Certes les foyers de contestation restent encore concentrés dans les grandes villes, et certes aucune grève importante n’a été annoncée, il n’empêche que la Russie n’avait plus connu de telles manifestations depuis la chute de l’Union soviétique, autrement dit depuis vingt ans. Suite à la “victoire” du parti de Vladimir Poutine, Russie Unie, aux élections législatives du 4 décembre, ce sont en effet des milliers de russes (120 000 manifestants selon l’opposition, 29 000 selon la police) qui défilèrent ce samedi 24 décembre dans les rues de Moscou pour exprimer leur indignation et leur ras-le-bol face au système autoritaire et corrompu de Poutine.

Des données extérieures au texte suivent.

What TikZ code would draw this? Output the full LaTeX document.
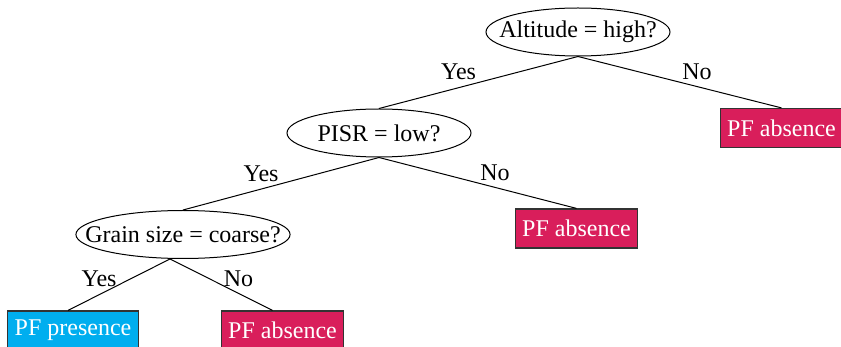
\documentclass[tikz,border=0pt]{standalone}
\usepackage{fontspec}
\setmainfont{Liberation Serif}
\usepackage{tikz}
\usetikzlibrary{positioning,shapes.geometric}
\definecolor{pfBlue}{HTML}{00AEEF}
\definecolor{pfRed}{HTML}{D91E5B}
\definecolor{pfEdge}{HTML}{333333}
\tikzset{
  test/.style={ellipse, draw, line width=0.5pt, inner xsep=-11pt, inner ysep=0pt, minimum width=92pt, minimum height=24pt},
  leaf/.style={rectangle, draw=pfEdge, line width=0.6pt, text=white, inner xsep=3.5pt, inner ysep=0pt, minimum height=19.5pt},
  presence/.style={leaf, fill=pfBlue},
  absence/.style={leaf, fill=pfRed},
  branch/.style={line width=0.5pt},
  yes/.style={midway, above left, inner sep=1pt},
  no/.style={midway, above right, inner sep=1pt}
}

\begin{document}
\begin{tikzpicture}[x=0.5pt, y=-0.5pt, on grid, font=\fontsize{12}{14.4}\selectfont]
  \useasboundingbox (0,0) rectangle (841,347);

  \node[test] (alt) at (578,32) {Altitude = high?};
  \node[test, below left=50.5pt and 99.5pt of alt] (pisr) {PISR = low?};
  \node[absence, below right=48pt and 101.75pt of alt] (absA) {PF absence};
  \node[test, below left=50.75pt and 98pt of pisr] (grain) {Grain size = coarse?};
  \node[absence, below right=47.75pt and 98.75pt of pisr] (absB) {PF absence};
  \node[presence, below left=48pt and 55pt of grain] (pres) {PF presence};
  \node[absence, below right=48pt and 49.75pt of grain] (absC) {PF absence};

  \draw[branch] (alt.south) -- node[yes] {Yes} (pisr.north);
  \draw[branch] (alt.south) -- node[no] {No} (absA.north);
  \draw[branch] (pisr.south) -- node[yes] {Yes} (grain.north);
  \draw[branch] (pisr.south) -- node[no] {No} (absB.north);
  % last split leaves the ellipse a little left of centre
  \draw[branch] ([xshift=-6.5pt]grain.south) -- node[yes, yshift=-2.5pt] {Yes} ([xshift=-2.5pt]pres.north);
  \draw[branch] ([xshift=-6.5pt]grain.south) -- node[no, yshift=-2.5pt] {No} ([xshift=-5pt]absC.north);
\end{tikzpicture}
\end{document}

Les fraudes qui eurent lieu durant ces élections législatives, filmées et mises en ligne par les opposants, ont très puissamment mobilisé la population contre « le parti des escrocs et des voleurs ». L’ampleur du phénomène est si grande que la télévision russe a, pour la premières fois, relayée ces informations. Il est vrai que le gouvernement n’a pas fait dans la dentelle : plusieurs bureaux de vote ont ainsi comptabilisé 130% de votants, les « fraudeurs » n’ayant même pas pris la peine d’amputer les votes favorables aux autres partis politiques.

Les revendications des manifestants dépassent cependant ces événements. Le véritable malaise s’est révélé le 24 septembre lors de l’annonce de la candidature de Vladimir Poutine – fort de deux mandats présidentiels, et d’un troisième à la fonction de Premier ministre – aux élections présidentielles du 4 mars 2012. Les slogans scandés par les manifestants – « Poutine démission », « Russie sans Poutine » – montrent leur volonté de lutter contre cette élection programmée.

A croire que la propagande visant à magnifier le personnage Poutine est rattrapée par la réalité : le chômage, la corruption, les tensions ethniques, la montée du sida sont également à la source de ce mécontentement général.

La pression s’intensifie autour de Vladimir Poutine. L’ancien ministre des finances Alexei Kudrin  a exprimé son soutien à plusieurs revendications des manifestants. Le milliardaire Mikhaïl Prokhorov, candidat potentiel aux élections présidentielles, s’est quant à lui joint aux rassemblements de Moscou. Pour couronner le tout, l’ancien dirigeant soviétique Mikhaïl Gorbatchev a déclaré, suite aux manifestations de samedi, à la radio Echo de Moscou : « Je conseillerais à Vladimir Vladimirovitch (Poutine) de partir maintenant. Il a déjà fait trois mandats : deux en tant que président (2000-2008), un en tant que Premier ministre – trois mandats, ça suffit ».

Sur la scène internationale, les dirigeants restent avares de commentaires. François Hollande, candidat PS à l’Elysée, a rappelé hier la nécessité pour le gouvernement Poutine de prendre en compte « l’exigence démocratique » de la population russe.
Quoi qu’il en soit, ces voix qui ont cessé de se taire semblent disposées à se faire entendre.